__THE REQUEST__
Exactly as written, please set down all of the entries again, with no pictures.

__DATA LISTING__
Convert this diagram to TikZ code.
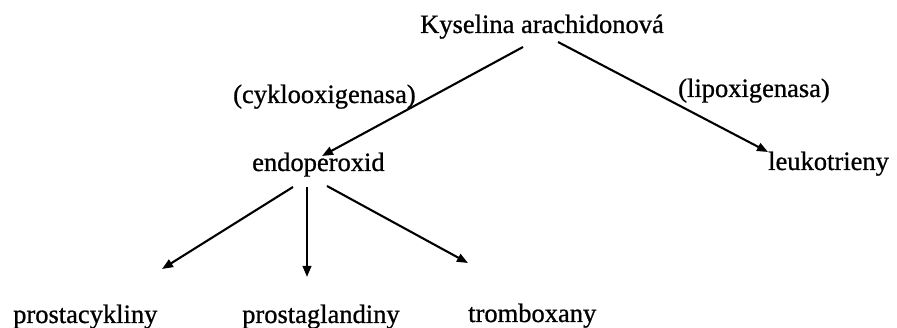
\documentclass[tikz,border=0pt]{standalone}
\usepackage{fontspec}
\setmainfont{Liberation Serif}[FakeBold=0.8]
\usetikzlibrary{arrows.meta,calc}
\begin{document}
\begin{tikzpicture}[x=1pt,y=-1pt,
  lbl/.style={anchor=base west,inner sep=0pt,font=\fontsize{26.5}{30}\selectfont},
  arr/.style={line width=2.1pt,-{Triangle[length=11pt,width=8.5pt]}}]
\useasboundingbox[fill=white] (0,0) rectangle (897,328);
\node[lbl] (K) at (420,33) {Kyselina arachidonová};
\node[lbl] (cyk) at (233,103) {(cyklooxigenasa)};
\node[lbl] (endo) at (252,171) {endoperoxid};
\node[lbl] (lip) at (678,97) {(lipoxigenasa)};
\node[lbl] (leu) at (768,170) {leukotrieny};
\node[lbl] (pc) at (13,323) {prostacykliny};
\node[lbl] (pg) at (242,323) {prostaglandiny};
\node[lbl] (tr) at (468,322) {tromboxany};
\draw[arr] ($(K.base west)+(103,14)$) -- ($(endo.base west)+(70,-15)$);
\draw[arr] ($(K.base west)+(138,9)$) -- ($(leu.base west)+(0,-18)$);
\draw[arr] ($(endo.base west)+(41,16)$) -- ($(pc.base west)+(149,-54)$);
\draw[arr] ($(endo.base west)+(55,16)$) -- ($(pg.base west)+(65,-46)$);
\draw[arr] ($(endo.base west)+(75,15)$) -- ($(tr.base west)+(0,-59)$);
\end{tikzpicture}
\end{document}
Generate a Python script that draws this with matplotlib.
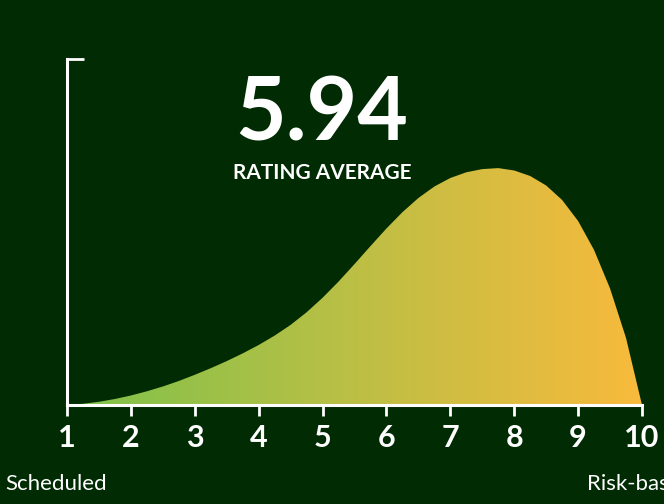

__ANSWER FOR THIS EXERCISE__
Convert this diagram to TikZ code.
\documentclass[tikz,border=0pt]{standalone}
\usepackage{fontspec}
\setmainfont{Liberation Serif}[FakeBold=0.8]
\usetikzlibrary{arrows.meta,calc}
\begin{document}
\begin{tikzpicture}[x=1pt,y=-1pt,
  lbl/.style={anchor=base west,inner sep=0pt,font=\fontsize{26.5}{30}\selectfont},
  arr/.style={line width=2.1pt,-{Triangle[length=11pt,width=8.5pt]}}]
\useasboundingbox[fill=white] (0,0) rectangle (897,328);
\node[lbl] (K) at (420,33) {Kyselina arachidonová};
\node[lbl] (cyk) at (233,103) {(cyklooxigenasa)};
\node[lbl] (endo) at (252,171) {endoperoxid};
\node[lbl] (lip) at (678,97) {(lipoxigenasa)};
\node[lbl] (leu) at (768,170) {leukotrieny};
\node[lbl] (pc) at (13,323) {prostacykliny};
\node[lbl] (pg) at (242,323) {prostaglandiny};
\node[lbl] (tr) at (468,322) {tromboxany};
\draw[arr] ($(K.base west)+(103,14)$) -- ($(endo.base west)+(70,-15)$);
\draw[arr] ($(K.base west)+(138,9)$) -- ($(leu.base west)+(0,-18)$);
\draw[arr] ($(endo.base west)+(41,16)$) -- ($(pc.base west)+(149,-54)$);
\draw[arr] ($(endo.base west)+(55,16)$) -- ($(pg.base west)+(65,-46)$);
\draw[arr] ($(endo.base west)+(75,15)$) -- ($(tr.base west)+(0,-59)$);
\end{tikzpicture}
\end{document}
Generate a Python script that draws this with matplotlib.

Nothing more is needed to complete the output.